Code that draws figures
◆ ◆ ◆ ◆ ◆

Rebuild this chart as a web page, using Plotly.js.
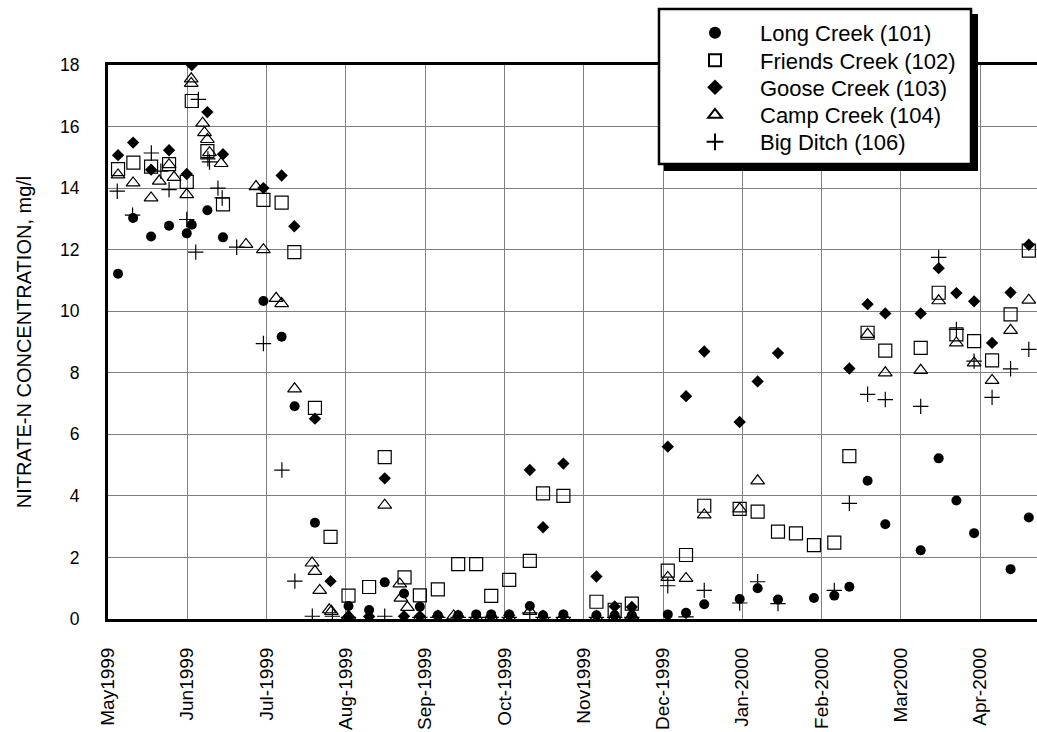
<!DOCTYPE html>
<html>
<head>
<meta charset="utf-8">
<script src="https://cdn.plot.ly/plotly-3.0.1.min.js"></script>
<style>html,body{margin:0;padding:0;background:#fff;overflow:hidden;}#chart{width:1037px;height:732px;}</style>
</head>
<body>
<div id="chart"></div>
<script>
// x positions: days after 1 May 1999 on the chart's uniform 30-day axis
var tickDays = [0, 30, 60, 90, 120, 150, 180, 210, 240, 270, 300, 330];
var tickLabels = ["May1999", "Jun1999", "Jul-1999", "Aug-1999", "Sep-1999", "Oct-1999", "Nov1999", "Dec-1999", "Jan-2000", "Feb-2000", "Mar2000", "Apr-2000"];

var seriesNames = ["Long Creek (101)", "Friends Creek (102)", "Goose Creek (103)", "Camp Creek (104)", "Big Ditch (106)"];

var longDays = [3.8, 9.5, 16.3, 23.1, 29.8, 31.7, 37.6, 43.5, 58.8, 65.7, 70.6, 78.3, 91, 98.8, 104.7, 112, 118, 124.8, 132.5, 139.3, 145, 151.8, 159.6, 164.6, 172.3, 184.8, 191.7, 198.2, 211.8, 218.7, 225.6, 239, 245.8, 253.5, 267.1, 274.8, 280.5, 287.4, 294.1, 307.5, 314.3, 321, 327.7, 341.5, 348.4];
var longVals = [11.22, 13.03, 12.43, 12.78, 12.53, 12.81, 13.28, 12.40, 10.33, 9.17, 6.91, 3.13, 0.42, 0.29, 1.19, 0.83, 0.40, 0.12, 0.12, 0.15, 0.15, 0.15, 0.42, 0.12, 0.15, 0.12, 0.12, 0.12, 0.15, 0.2, 0.48, 0.65, 1.0, 0.63, 0.68, 0.76, 1.05, 4.49, 3.08, 2.23, 5.22, 3.85, 2.79, 1.62, 3.3];

var friendsDays = [3.8, 9.6, 16.3, 23.1, 29.8, 31.7, 37.6, 43.5, 58.8, 65.7, 70.5, 78.3, 84.2, 91, 98.8, 104.7, 112.2, 118, 124.8, 132.5, 139.3, 145, 151.8, 159.6, 164.6, 172.3, 184.8, 191.7, 198.2, 211.8, 218.7, 225.6, 239, 245.8, 253.5, 260.3, 267.1, 274.8, 280.5, 287.4, 294.1, 307.5, 314.3, 321, 327.7, 334.5, 341.5, 348.4];
var friendsVals = [14.62, 14.83, 14.7, 14.78, 14.2, 16.83, 15.2, 13.47, 13.62, 13.53, 11.92, 6.86, 2.67, 0.76, 1.04, 5.26, 1.35, 0.77, 0.96, 1.78, 1.78, 0.75, 1.27, 1.89, 4.08, 4.0, 0.56, 0.3, 0.5, 1.57, 2.08, 3.68, 3.58, 3.49, 2.84, 2.78, 2.40, 2.48, 5.29, 9.3, 8.72, 8.81, 10.6, 9.25, 9.03, 8.40, 9.90, 11.97];

var gooseDays = [3.8, 9.5, 16.3, 23.1, 29.8, 31.7, 37.6, 43.5, 58.8, 65.7, 70.5, 78.3, 84.2, 91, 98.8, 104.7, 112, 118, 124.8, 132.5, 145, 151.8, 159.6, 164.6, 172.3, 184.8, 191.7, 198.2, 211.8, 218.7, 225.6, 239, 245.8, 253.5, 280.5, 287.4, 294.1, 307.5, 314.3, 321, 327.7, 334.5, 341.5, 348.4];
var gooseVals = [15.07, 15.48, 14.6, 15.23, 14.46, 18.0, 16.47, 15.1, 14.0, 14.41, 12.76, 6.51, 1.23, 0.08, 0.08, 4.57, 0.09, 0.09, 0.09, 0.09, 0.09, 0.12, 4.84, 2.98, 5.05, 1.38, 0.41, 0.39, 5.6, 7.24, 8.69, 6.4, 7.72, 8.64, 8.14, 10.23, 9.93, 9.93, 11.4, 10.59, 10.32, 8.97, 10.61, 12.16];

var campDays = [3.8, 9.5, 16.3, 19.4, 23.1, 25, 29.8, 31.5, 31.5, 35.8, 36.5, 37.6, 38.4, 42.8, 52.2, 56, 58.8, 63.6, 65.7, 70.6, 77.2, 78.3, 80.1, 83.7, 84.5, 91, 104.7, 110.4, 110.8, 113.3, 118, 130.8, 139.3, 145, 151.8, 159.6, 164.6, 172.3, 184.8, 191.7, 198.2, 211.8, 218.7, 225.6, 239, 245.8, 287.4, 294.1, 307.5, 314.3, 321, 327.7, 334.5, 341.5, 348.4];
var campVals = [14.43, 14.17, 13.68, 14.23, 14.76, 14.35, 13.79, 17.55, 17.4, 16.11, 15.8, 15.58, 15.15, 14.8, 12.17, 14.05, 12.0, 10.42, 10.25, 7.48, 1.82, 1.55, 0.93, 0.3, 0.25, 0.1, 3.7, 1.14, 0.68, 0.38, 0.05, 0.1, 0.05, 0.05, 0.05, 0.25, 0.05, 0.08, 0.05, 0.05, 0.1, 1.35, 1.32, 3.38, 3.58, 4.49, 9.25, 8.0, 8.08, 10.34, 8.97, 8.32, 7.75, 9.38, 10.36];

var ditchDays = [3.5, 9.3, 16.4, 20, 23.1, 29.8, 33.2, 34.2, 37.8, 38.4, 41.6, 43.2, 48.7, 58.8, 65.8, 70.7, 77.3, 84.9, 91, 104.7, 118, 124.8, 132.5, 139.3, 145, 151.8, 159.6, 164.6, 172.3, 184.8, 191.7, 198.2, 211.8, 218.7, 225.6, 239, 245.8, 253.5, 274.8, 280.5, 287.4, 294.1, 307.5, 314.3, 321, 327.7, 334.5, 341.5, 348.4];
var ditchVals = [13.9, 13.12, 15.14, 14.55, 13.95, 12.98, 11.92, 16.88, 14.95, 14.85, 14.0, 13.68, 12.08, 8.95, 4.84, 1.23, 0.09, 0.09, 0.05, 0.09, 0.05, 0.05, 0.05, 0.05, 0.05, 0.05, 0.2, 0.05, 0.05, 0.05, 0.05, 0.05, 1.08, 0.07, 0.93, 0.52, 1.21, 0.5, 0.93, 3.76, 7.3, 7.13, 6.91, 11.75, 9.41, 8.38, 7.2, 8.13, 8.76];

var FONT = "Arial, 'Liberation Sans', sans-serif";

var traces = [
  {x: longDays, y: longVals, name: seriesNames[0], legend: "legend",
   marker: {symbol: "circle", size: 10, color: "#000"}},
  {x: friendsDays, y: friendsVals, name: seriesNames[1], legend: "legend2",
   marker: {symbol: "square-open", size: 13, color: "#000", line: {width: 1.2, color: "#000"}}},
  {x: gooseDays, y: gooseVals, name: seriesNames[2], legend: "legend3",
   marker: {symbol: "diamond", size: 9.5, color: "#000"}},
  {x: campDays, y: campVals, name: seriesNames[3], legend: "legend4",
   marker: {symbol: "triangle-up-open", size: 12, color: "#000", line: {width: 1.2, color: "#000"}}},
  {x: ditchDays, y: ditchVals, name: seriesNames[4], legend: "legend5",
   marker: {symbol: "cross-thin-open", size: 11, color: "#000", line: {width: 1.2, color: "#000"}}}
];
traces.forEach(function (t) { t.type = "scatter"; t.mode = "markers"; t.showlegend = true; });

// plot area in pixels: left 108, right 1037, top 65, bottom 619
function px2paperX(p) { return (p - 108) / 929; }
function px2paperY(p) { return (619 - p) / 554; }

function legendAt(rowY) {
  return {
    x: px2paperX(670), y: px2paperY(rowY), xanchor: "left", yanchor: "middle",
    bgcolor: "rgba(0,0,0,0)", borderwidth: 0, font: {size: 22, family: FONT},
    itemwidth: 80, itemsizing: "constant"
  };
}

var layout = {
  width: 1037, height: 732,
  margin: {l: 108, r: 0, t: 65, b: 113, pad: 0},
  paper_bgcolor: "#fff", plot_bgcolor: "#fff",
  font: {family: FONT, color: "#000"},
  showlegend: true,
  xaxis: {
    range: [0, 351.5], tickmode: "array", tickvals: tickDays, ticktext: tickLabels,
    tickangle: -90, tickfont: {size: 19, family: FONT}, ticks: "", ticklabelstandoff: 18,
    showgrid: true, gridcolor: "#7f7f7f", gridwidth: 1, zeroline: false,
    showline: true, linecolor: "#000", linewidth: 3, mirror: true
  },
  yaxis: {
    range: [0, 18], tickvals: [0, 2, 4, 6, 8, 10, 12, 14, 16, 18],
    tickfont: {size: 17.5, family: FONT}, ticks: "", ticklabelstandoff: 22,
    showgrid: true, gridcolor: "#7f7f7f", gridwidth: 1, zeroline: false,
    showline: true, linecolor: "#000", linewidth: 3,
    title: {text: "NITRATE-N CONCENTRATION, mg/l", font: {size: 20, family: FONT}, standoff: 24}
  },
  legend: legendAt(33),
  legend2: legendAt(60.5),
  legend3: legendAt(87.5),
  legend4: legendAt(115),
  legend5: legendAt(142),
  shapes: [
    {type: "rect", xref: "paper", yref: "paper", layer: "above",
     x0: px2paperX(664), x1: px2paperX(978), y0: px2paperY(171), y1: px2paperY(14),
     fillcolor: "#000", line: {width: 0}},
    {type: "rect", xref: "paper", yref: "paper", layer: "above",
     x0: px2paperX(659), x1: px2paperX(971), y0: px2paperY(164), y1: px2paperY(9),
     fillcolor: "#fff", line: {width: 2.5, color: "#000"}}
  ]
};

Plotly.newPlot("chart", traces, layout, {displayModeBar: false, staticPlot: true});
</script>
</body>
</html>
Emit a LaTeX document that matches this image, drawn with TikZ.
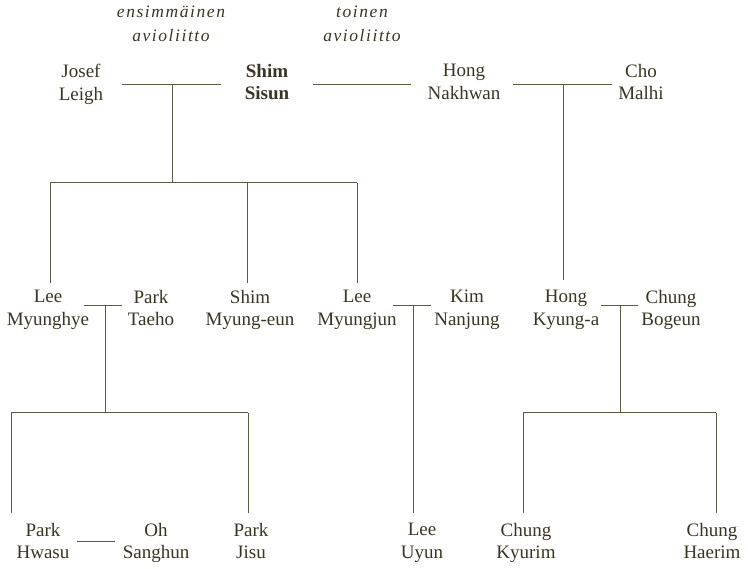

◆ ◆ ◆ ◆ ◆

Filter the listing above by the word "this"; copy each line that passes.

Rebuild this chart as a web page, using Plotly.js.
Emit a LaTeX document that matches this image, drawn with TikZ.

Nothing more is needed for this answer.